Contrary to some fire scar studies which created open, park-like forest conditions, other methodologies concluded that the Blue Mountains of Oregon had dense vegetation in places and periodic high severity blazes. Photo George Wuerthner

Contrary to assertions by fire scar advocates the Blue Mountains of Oregon were dominated by open forests characterized by low severity blazes,  review by Williams and Baker titled: “Spatially extensive reconstructions show variable-severity fire and heterogeneous structure in historical western United States dry forests which included the Blue Mountains found: “Park-like stands of large trees maintained by low-severity fire predominated only in parts of the study landscapes. Only 3, 12, 40 and 62% of the four landscapes fit a low-severity fire model; 38–97% had evidence of higher-severity (mixed- and high-severity) fire.”

CONCLUSIONS:

Climate-weather conditions, not fuels, drive most large wildfires. The research methods used to create historical fire occurrence, size, and severity can lead to contrary conclusions. In general, fire scar studies tend to shorten fire intervals and record low-severity blazes that may only burn a few acres.

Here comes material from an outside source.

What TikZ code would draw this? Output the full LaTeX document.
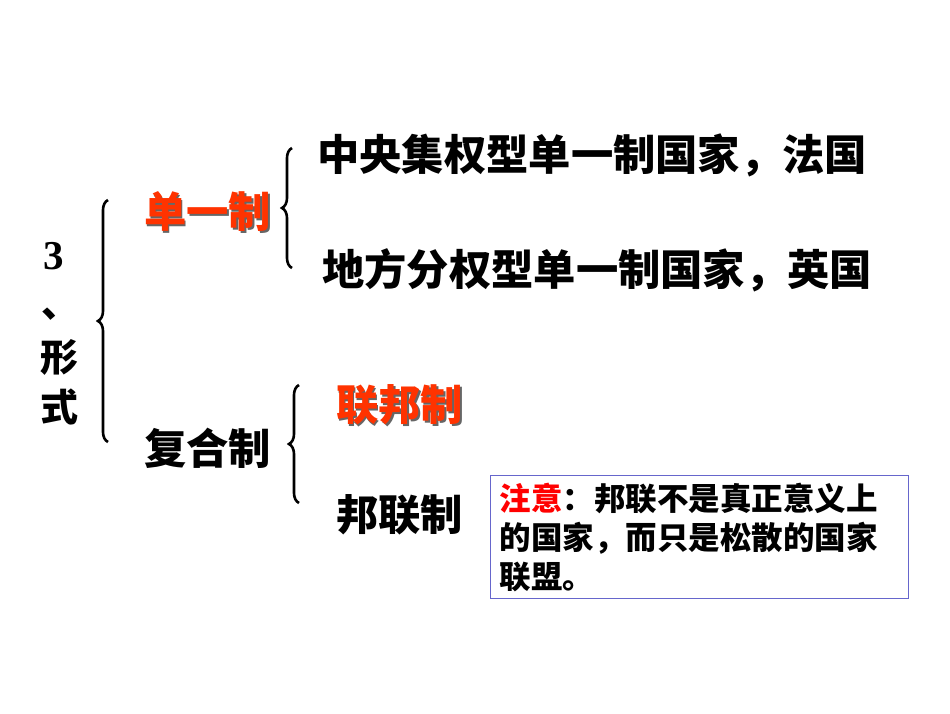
\documentclass[tikz,border=0pt]{standalone}
\usepackage{fontspec}
\newfontfamily\cjk{Noto Sans CJK SC}
\newfontfamily\numfont{Liberation Serif}
\usetikzlibrary{decorations.pathreplacing}
\definecolor{hired}{RGB}{255,51,0}
\definecolor{notered}{RGB}{255,0,0}
\definecolor{boxblue}{RGB}{102,102,204}
\tikzset{
  big/.style={font=\cjk\bfseries\fontsize{42.3}{46}\selectfont, inner sep=0pt, anchor=west},
  redtxt/.style={big, text=hired},
  shadowtxt/.style={big, text=black!60},
  bracepath/.style={line width=2.6pt, decorate, decoration={brace, amplitude=10pt, aspect=0.5}},
}
\begin{document}
\begin{tikzpicture}[x=1pt,y=-1pt]
\useasboundingbox (0,0) rectangle (950,713);
% left vertical title
\node[font=\numfont\bfseries\fontsize{41}{44}\selectfont, inner sep=0pt] (n3) at (54,256) {3};
\node[font=\cjk\bfseries\fontsize{38}{40}\selectfont, inner sep=0pt] (dun) at (60,314) {、};
\node[font=\cjk\bfseries\fontsize{38}{40}\selectfont, inner sep=0pt] (xing) at (59,357) {形};
\node[font=\cjk\bfseries\fontsize{38}{40}\selectfont, inner sep=0pt] (shi) at (59,407) {式};
% big brace
\coordinate (b1top) at (108,200);
\coordinate (b1bot) at (108,442);
\draw[bracepath] (b1bot) -- (b1top);
% level 2
\node[shadowtxt] (dyzs) at (145.5,213.5) {单一制};
\node[redtxt] (dyz) at (144,212) {单一制};
\node[big] (fhz) at (144,448) {复合制};
% brace 2
\coordinate (b2top) at (292,148);
\coordinate (b2bot) at (292,268);
\draw[bracepath] (b2bot) -- (b2top);
\node[big] (zy) at (317,155) {中央集权型单一制国家，法国};
\node[big] (df) at (322,270) {地方分权型单一制国家，英国};
% brace 3
\coordinate (b3top) at (299,385);
\coordinate (b3bot) at (299,503);
\draw[bracepath] (b3bot) -- (b3top);
\node[shadowtxt] (lbzs) at (337.5,406.5) {联邦制};
\node[redtxt] (lbz) at (336,405) {联邦制};
\node[big] (blz) at (336,515) {邦联制};
% note box
\node[draw=boxblue, line width=1.3pt, anchor=north west, minimum width=418pt, minimum height=123pt,
      inner xsep=9pt, inner ysep=6pt, align=left, text width=400pt,
      font=\cjk\bfseries\fontsize{31.5}{39}\selectfont] (note) at (490,475)
  {\textcolor{notered}{注意}：邦联不是真正意义上\\的国家，而只是松散的国家\\联盟。};
\end{tikzpicture}
\end{document}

In contrast, General Accounting Office records, air photos, charcoal, and pollen studies, among other methods, tend to record the larger landscape scale blazes that may occur at long intervals of centuries and are almost always a consequence of climate and weather conditions. Awareness of these different methods and how they influence temporal and spatial scales must be considered when discussing forest management. Studies that util;ize methods that record longer fire history records are more likely to be sutiable for creating fire managmeent policies.